▶ _Problem to solve_: Take the material below and retype it in full; pictures are left out.
==== Available data ====
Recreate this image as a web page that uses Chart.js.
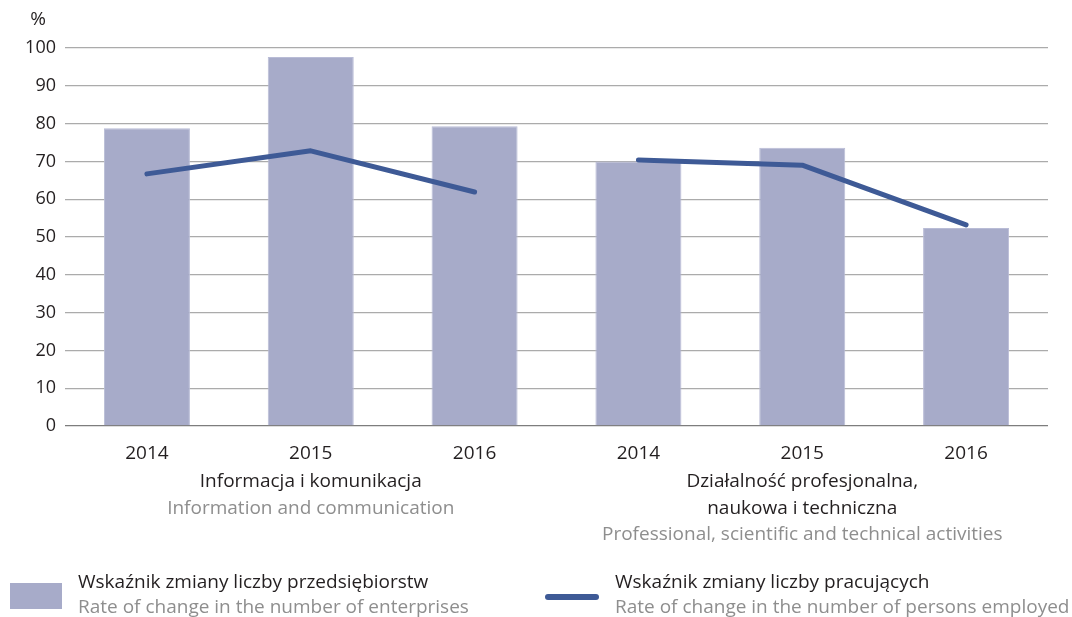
<!DOCTYPE html>
<html lang="pl">
<head>
    <meta charset="UTF-8">
    <title>Wskaźnik zmiany</title>
    <script src="https://cdn.jsdelivr.net/npm/chart.js@4.4.1/dist/chart.umd.min.js"></script>
    <style>
        body { margin: 0; background: #ffffff; font-family: "Open Sans", sans-serif; }
        .wrap { position: relative; width: 1072px; height: 617px; }
        .legend-item { position: absolute; top: 569px; display: flex; align-items: flex-start; }
        .legend-item .txt { font-size: 19px; line-height: 25px; color: #231f20; white-space: nowrap; }
        .legend-item .txt span { display: block; color: #8e8e8e; }
        .sw-bar { width: 52px; height: 26px; background: #a7abc9; margin-top: 14px; }
        .sw-line { width: 54px; height: 6px; border-radius: 3px; background: #3e5a96; margin-top: 25px; }
    </style>
</head>
<body>
    <div class="wrap">
        <canvas id="chart" width="1072" height="617"></canvas>
        <div class="legend-item" style="left: 10px;">
            <div class="sw-bar"></div>
            <div class="txt" style="margin-left: 16px;">Wskaźnik zmiany liczby przedsiębiorstw<span>Rate of change in the number of enterprises</span></div>
        </div>
        <div class="legend-item" style="left: 545px;">
            <div class="sw-line"></div>
            <div class="txt" style="margin-left: 16px;">Wskaźnik zmiany liczby pracujących<span>Rate of change in the number of persons employed</span></div>
        </div>
    </div>

    <script>
        const years = ['2014', '2015', '2016', '2014', '2015', '2016'];
        const enterprises = [78.8, 97.6, 79.3, 70.0, 73.6, 52.4];
        const employed = [66.7, 72.8, 61.9, 70.4, 69.0, 53.2];
        const groups = [
            { at: 1, pl: ['Informacja i komunikacja'], en: ['Information and communication'] },
            { at: 4, pl: ['Działalność profesjonalna,', 'naukowa i techniczna'], en: ['Professional, scientific and technical activities'] }
        ];

        // group captions under the year ticks
        const groupLabels = {
            id: 'groupLabels',
            afterDraw(chart) {
                const ctx = chart.ctx;
                const x = chart.scales.x;
                ctx.save();
                ctx.font = '19px "Open Sans"';
                ctx.textAlign = 'center';
                ctx.textBaseline = 'middle';
                groups.forEach(g => {
                    const cx = (x.getPixelForValue(g.at - 0.5) + x.getPixelForValue(g.at + 0.5)) / 2;
                    let y = 482;
                    ctx.fillStyle = '#231f20';
                    g.pl.forEach(t => { ctx.fillText(t, cx, y); y += 26.5; });
                    ctx.fillStyle = '#8e8e8e';
                    g.en.forEach(t => { ctx.fillText(t, cx, y); y += 26.5; });
                });
                // "%" unit above the axis
                ctx.fillStyle = '#231f20';
                ctx.fillText('%', 38, 20);
                ctx.restore();
            }
        };

        new Chart(document.getElementById('chart'), {
            data: {
                labels: years,
                datasets: [
                    {
                        type: 'line',
                        label: 'Wskaźnik zmiany liczby pracujących',
                        data: employed,
                        borderColor: '#3e5a96',
                        borderWidth: 5,
                        borderCapStyle: 'round',
                        borderJoinStyle: 'round',
                        pointRadius: 0,
                        tension: 0,
                        order: 0,
                        segment: {
                            borderColor: c => c.p0DataIndex === 2 ? 'rgba(0,0,0,0)' : undefined
                        }
                    },
                    {
                        type: 'bar',
                        label: 'Wskaźnik zmiany liczby przedsiębiorstw',
                        data: enterprises,
                        backgroundColor: '#a7abc9',
                        borderColor: '#b9bcd6',
                        borderWidth: 1,
                        categoryPercentage: 1,
                        barPercentage: 0.525,
                        order: 1
                    }
                ]
            },
            options: {
                responsive: false,
                animation: false,
                layout: { padding: { top: 48, right: 24, left: 0, bottom: 0 } },
                plugins: { legend: { display: false }, tooltip: { enabled: false } },
                scales: {
                    x: {
                        grid: { display: false },
                        border: { display: false },
                        ticks: { color: '#231f20', font: { family: 'Open Sans', size: 19 }, padding: 8 },
                        afterFit(s) { s.height = 191; }
                    },
                    y: {
                        min: 0,
                        max: 100,
                        ticks: { stepSize: 10, color: '#231f20', font: { family: 'Open Sans', size: 18 }, padding: 9 },
                        grid: {
                            drawTicks: false,
                            lineWidth: 1.3,
                            color: c => c.tick.value === 0 ? '#7d7d7d' : '#ababab'
                        },
                        border: { display: false },
                        afterFit(s) { s.width = 65; }
                    }
                }
            },
            plugins: [groupLabels]
        });
    </script>
</body>
</html>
====
▶ _Response to this exercise_:
Recreate this image as a web page that uses Chart.js.
<!DOCTYPE html>
<html lang="pl">
<head>
    <meta charset="UTF-8">
    <title>Wskaźnik zmiany</title>
    <script src="https://cdn.jsdelivr.net/npm/chart.js@4.4.1/dist/chart.umd.min.js"></script>
    <style>
        body { margin: 0; background: #ffffff; font-family: "Open Sans", sans-serif; }
        .wrap { position: relative; width: 1072px; height: 617px; }
        .legend-item { position: absolute; top: 569px; display: flex; align-items: flex-start; }
        .legend-item .txt { font-size: 19px; line-height: 25px; color: #231f20; white-space: nowrap; }
        .legend-item .txt span { display: block; color: #8e8e8e; }
        .sw-bar { width: 52px; height: 26px; background: #a7abc9; margin-top: 14px; }
        .sw-line { width: 54px; height: 6px; border-radius: 3px; background: #3e5a96; margin-top: 25px; }
    </style>
</head>
<body>
    <div class="wrap">
        <canvas id="chart" width="1072" height="617"></canvas>
        <div class="legend-item" style="left: 10px;">
            <div class="sw-bar"></div>
            <div class="txt" style="margin-left: 16px;">Wskaźnik zmiany liczby przedsiębiorstw<span>Rate of change in the number of enterprises</span></div>
        </div>
        <div class="legend-item" style="left: 545px;">
            <div class="sw-line"></div>
            <div class="txt" style="margin-left: 16px;">Wskaźnik zmiany liczby pracujących<span>Rate of change in the number of persons employed</span></div>
        </div>
    </div>

    <script>
        const years = ['2014', '2015', '2016', '2014', '2015', '2016'];
        const enterprises = [78.8, 97.6, 79.3, 70.0, 73.6, 52.4];
        const employed = [66.7, 72.8, 61.9, 70.4, 69.0, 53.2];
        const groups = [
            { at: 1, pl: ['Informacja i komunikacja'], en: ['Information and communication'] },
            { at: 4, pl: ['Działalność profesjonalna,', 'naukowa i techniczna'], en: ['Professional, scientific and technical activities'] }
        ];

        // group captions under the year ticks
        const groupLabels = {
            id: 'groupLabels',
            afterDraw(chart) {
                const ctx = chart.ctx;
                const x = chart.scales.x;
                ctx.save();
                ctx.font = '19px "Open Sans"';
                ctx.textAlign = 'center';
                ctx.textBaseline = 'middle';
                groups.forEach(g => {
                    const cx = (x.getPixelForValue(g.at - 0.5) + x.getPixelForValue(g.at + 0.5)) / 2;
                    let y = 482;
                    ctx.fillStyle = '#231f20';
                    g.pl.forEach(t => { ctx.fillText(t, cx, y); y += 26.5; });
                    ctx.fillStyle = '#8e8e8e';
                    g.en.forEach(t => { ctx.fillText(t, cx, y); y += 26.5; });
                });
                // "%" unit above the axis
                ctx.fillStyle = '#231f20';
                ctx.fillText('%', 38, 20);
                ctx.restore();
            }
        };

        new Chart(document.getElementById('chart'), {
            data: {
                labels: years,
                datasets: [
                    {
                        type: 'line',
                        label: 'Wskaźnik zmiany liczby pracujących',
                        data: employed,
                        borderColor: '#3e5a96',
                        borderWidth: 5,
                        borderCapStyle: 'round',
                        borderJoinStyle: 'round',
                        pointRadius: 0,
                        tension: 0,
                        order: 0,
                        segment: {
                            borderColor: c => c.p0DataIndex === 2 ? 'rgba(0,0,0,0)' : undefined
                        }
                    },
                    {
                        type: 'bar',
                        label: 'Wskaźnik zmiany liczby przedsiębiorstw',
                        data: enterprises,
                        backgroundColor: '#a7abc9',
                        borderColor: '#b9bcd6',
                        borderWidth: 1,
                        categoryPercentage: 1,
                        barPercentage: 0.525,
                        order: 1
                    }
                ]
            },
            options: {
                responsive: false,
                animation: false,
                layout: { padding: { top: 48, right: 24, left: 0, bottom: 0 } },
                plugins: { legend: { display: false }, tooltip: { enabled: false } },
                scales: {
                    x: {
                        grid: { display: false },
                        border: { display: false },
                        ticks: { color: '#231f20', font: { family: 'Open Sans', size: 19 }, padding: 8 },
                        afterFit(s) { s.height = 191; }
                    },
                    y: {
                        min: 0,
                        max: 100,
                        ticks: { stepSize: 10, color: '#231f20', font: { family: 'Open Sans', size: 18 }, padding: 9 },
                        grid: {
                            drawTicks: false,
                            lineWidth: 1.3,
                            color: c => c.tick.value === 0 ? '#7d7d7d' : '#ababab'
                        },
                        border: { display: false },
                        afterFit(s) { s.width = 65; }
                    }
                }
            },
            plugins: [groupLabels]
        });
    </script>
</body>
</html>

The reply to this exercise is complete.